_Exercise description_: Reproduce the material below line by line, beginning with its first line and ending with the line that contains "labelsize=15, pad=5, labelcolor='#222222')"; leave out pictures.

_Source material_:
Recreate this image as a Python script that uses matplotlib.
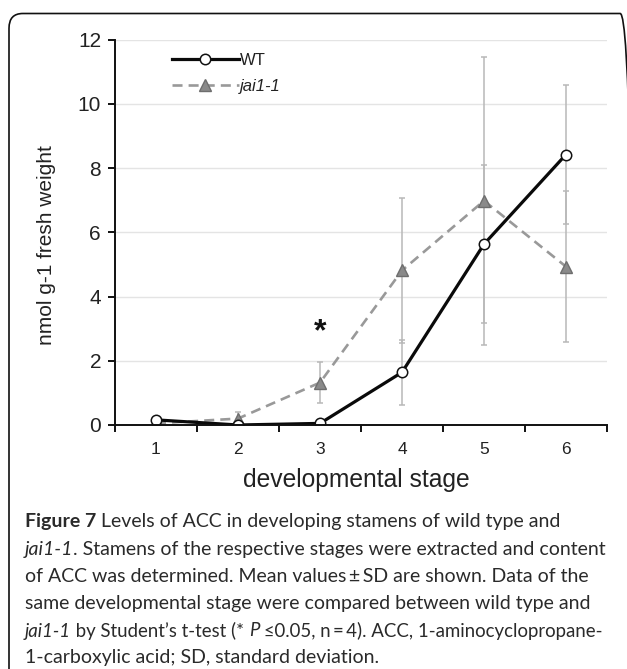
import matplotlib
matplotlib.use("Agg")
import matplotlib.pyplot as plt
from matplotlib.patches import FancyBboxPatch
import numpy as np

# ---------------- data ----------------
stages = [1, 2, 3, 4, 5, 6]
stage_labels = ["1", "2", "3", "4", "5", "6"]
wt_mean = [0.16, 0.0, 0.05, 1.64, 5.63, 8.42]
wt_sd = [0.05, 0.01, 0.02, 1.02, 2.45, 2.16]
jai_mean = [0.05, 0.20, 1.32, 4.81, 6.98, 4.93]
jai_sd = [0.03, 0.22, 0.64, 2.25, 4.48, 2.35]
yticks = [0, 2, 4, 6, 8, 10, 12]
signif_stage = 3
signif_y = 2.9

W, H = 627, 669
plt.rcParams['font.family'] = ['Liberation Sans', 'DejaVu Sans']
fig = plt.figure(figsize=(W / 100, H / 100), dpi=100)

def fx(px):
    return px / W

def fy(py):
    return 1 - py / H

# border
box = FancyBboxPatch((fx(9), fy(700)), fx(634) - fx(9), fy(13.5) - fy(700),
                     boxstyle="round,pad=0,rounding_size=0.022",
                     transform=fig.transFigure, fill=False, edgecolor='#111111',
                     linewidth=1.2, clip_on=False)
fig.patches.append(box)

ax_l, ax_r, ax_t, ax_b = 115, 607, 39.5, 425
ax = fig.add_axes([fx(ax_l), fy(ax_b), fx(ax_r) - fx(ax_l), fy(ax_t) - fy(ax_b)])
ax.set_xlim(0.5, 6.5)
ax.set_ylim(0, 12)
ax.patch.set_alpha(0)

for s in ['top', 'right']:
    ax.spines[s].set_visible(False)
for s in ['left', 'bottom']:
    ax.spines[s].set_linewidth(1.4)
    ax.spines[s].set_color('#111111')
    ax.spines[s].set_zorder(5)

ax.set_yticks(yticks)
ax.set_yticklabels([str(v) for v in yticks])
ax.yaxis.grid(True, color='#e4e4e4', linewidth=1.0)
ax.set_axisbelow(True)

ax.set_xticks(np.arange(0.5, 7.0, 1.0))
ax.set_xticklabels([])
ax.set_xticks(stages, minor=True)
ax.set_xticklabels(stage_labels, minor=True)
ax.tick_params(axis='x', which='major', direction='out', length=5, width=1.4, color='#111111')
ax.tick_params(axis='x', which='minor', length=0, labelsize=12.5, pad=12, labelcolor='#222222')
ax.tick_params(axis='y', direction='out', length=5, width=1.4, color='#111111',
               labelsize=15, pad=5, labelcolor='#222222')

# error bars
ax.errorbar(stages, wt_mean, yerr=wt_sd, fmt='none', ecolor='#b8b8b8',
            elinewidth=1.1, capsize=2.5, capthick=1.1, zorder=2)
ax.errorbar(stages, jai_mean, yerr=jai_sd, fmt='none', ecolor='#b8b8b8',
            elinewidth=1.1, capsize=2.5, capthick=1.1, zorder=2)

# lines
ax.plot(stages, jai_mean, color='#999999', linewidth=1.9, dashes=(3.8, 2.3),
        marker='^', markersize=8, markerfacecolor='#8a8a8a', markeredgecolor='#6e6e6e',
        markeredgewidth=1.0, label='jai1-1', zorder=3)
ax.plot(stages, wt_mean, color='#0a0a0a', linewidth=2.3,
        marker='o', markersize=7.5, markerfacecolor='white', markeredgecolor='#111111',
        markeredgewidth=1.1, label='WT', zorder=4)

ax.text(signif_stage, signif_y, '*', ha='center', va='center', fontsize=23,
        fontweight='bold', color='#111111')

handles, labels = ax.get_legend_handles_labels()
leg = ax.legend([handles[1], handles[0]], ['WT', 'jai1-1'], loc='upper left',
                bbox_to_anchor=(fx(172), fy(53)), bbox_transform=fig.transFigure,
                frameon=False, fontsize=12, handlelength=4.0, handletextpad=0.1,
                labelspacing=0.65, borderpad=0, borderaxespad=0)
for t in leg.get_texts():
    t.set_color('#222222')
leg.get_texts()[1].set_style('italic')

ax.set_xlabel('developmental stage', fontsize=17.7, color='#222222')
ax.xaxis.set_label_coords((356 - ax_l) / (ax_r - ax_l), (ax_b - 480) / (ax_b - ax_t))
ax.xaxis.label.set_va('center')
ax.set_ylabel('nmol g-1 fresh weight', fontsize=15, color='#222222')
ax.yaxis.set_label_coords((47 - ax_l) / (ax_r - ax_l), (ax_b - 245) / (ax_b - ax_t))
ax.yaxis.label.set_va('center')

# ---------------- caption ----------------
cap_font = ['Lato', 'DejaVu Sans']
cap_color = '#2a2a2a'
caption_lines = [
    [("Figure 7", 'normal', 'bold'), (" Levels of ACC in developing stamens of wild type and", 'normal', 'normal')],
    [("jai1-1", 'italic', 'normal'), (". Stamens of the respective stages were extracted and content", 'normal', 'normal')],
    [("of ACC was determined. Mean values\u2009\u00b1\u2009SD are shown. Data of the", 'normal', 'normal')],
    [("same developmental stage were compared between wild type and", 'normal', 'normal')],
    [("jai1-1", 'italic', 'normal'), (" by Student\u2019s t-test (* ", 'normal', 'normal'), ("P", 'italic', 'normal'),
     (" \u22640.05, n\u2009=\u20094). ACC, 1-aminocyclopropane-", 'normal', 'normal')],
    [("1-carboxylic acid; SD, standard deviation.", 'normal', 'normal')],
]
line_y = [522, 550, 577, 604, 631, 658]
cap_x0 = 25

renderer = fig.canvas.get_renderer()
probe_size = 12
def line_width(parts, size):
    w = 0
    for txt, st, wt in parts:
        t = fig.text(0, 0, txt, fontsize=size, family=cap_font, style=st, weight=wt)
        w += t.get_window_extent(renderer).width
        t.remove()
    return w
target_w = 605 - cap_x0
cap_size = probe_size * target_w / line_width(caption_lines[1], probe_size)

for parts, ly in zip(caption_lines, line_y):
    size = cap_size
    w = line_width(parts, size)
    if w > target_w:
        size = size * target_w / w
    x = cap_x0
    for txt, st, wt in parts:
        t = fig.text(fx(x), fy(ly), txt, fontsize=size, family=cap_font, style=st,
                     weight=wt, color=cap_color, va='center')
        x += t.get_window_extent(renderer).width

fig.savefig('out.png', dpi=100)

_Completed exercise_:
Recreate this image as a Python script that uses matplotlib.
import matplotlib
matplotlib.use("Agg")
import matplotlib.pyplot as plt
from matplotlib.patches import FancyBboxPatch
import numpy as np

# ---------------- data ----------------
stages = [1, 2, 3, 4, 5, 6]
stage_labels = ["1", "2", "3", "4", "5", "6"]
wt_mean = [0.16, 0.0, 0.05, 1.64, 5.63, 8.42]
wt_sd = [0.05, 0.01, 0.02, 1.02, 2.45, 2.16]
jai_mean = [0.05, 0.20, 1.32, 4.81, 6.98, 4.93]
jai_sd = [0.03, 0.22, 0.64, 2.25, 4.48, 2.35]
yticks = [0, 2, 4, 6, 8, 10, 12]
signif_stage = 3
signif_y = 2.9

W, H = 627, 669
plt.rcParams['font.family'] = ['Liberation Sans', 'DejaVu Sans']
fig = plt.figure(figsize=(W / 100, H / 100), dpi=100)

def fx(px):
    return px / W

def fy(py):
    return 1 - py / H

# border
box = FancyBboxPatch((fx(9), fy(700)), fx(634) - fx(9), fy(13.5) - fy(700),
                     boxstyle="round,pad=0,rounding_size=0.022",
                     transform=fig.transFigure, fill=False, edgecolor='#111111',
                     linewidth=1.2, clip_on=False)
fig.patches.append(box)

ax_l, ax_r, ax_t, ax_b = 115, 607, 39.5, 425
ax = fig.add_axes([fx(ax_l), fy(ax_b), fx(ax_r) - fx(ax_l), fy(ax_t) - fy(ax_b)])
ax.set_xlim(0.5, 6.5)
ax.set_ylim(0, 12)
ax.patch.set_alpha(0)

for s in ['top', 'right']:
    ax.spines[s].set_visible(False)
for s in ['left', 'bottom']:
    ax.spines[s].set_linewidth(1.4)
    ax.spines[s].set_color('#111111')
    ax.spines[s].set_zorder(5)

ax.set_yticks(yticks)
ax.set_yticklabels([str(v) for v in yticks])
ax.yaxis.grid(True, color='#e4e4e4', linewidth=1.0)
ax.set_axisbelow(True)

ax.set_xticks(np.arange(0.5, 7.0, 1.0))
ax.set_xticklabels([])
ax.set_xticks(stages, minor=True)
ax.set_xticklabels(stage_labels, minor=True)
ax.tick_params(axis='x', which='major', direction='out', length=5, width=1.4, color='#111111')
ax.tick_params(axis='x', which='minor', length=0, labelsize=12.5, pad=12, labelcolor='#222222')
ax.tick_params(axis='y', direction='out', length=5, width=1.4, color='#111111',
               labelsize=15, pad=5, labelcolor='#222222')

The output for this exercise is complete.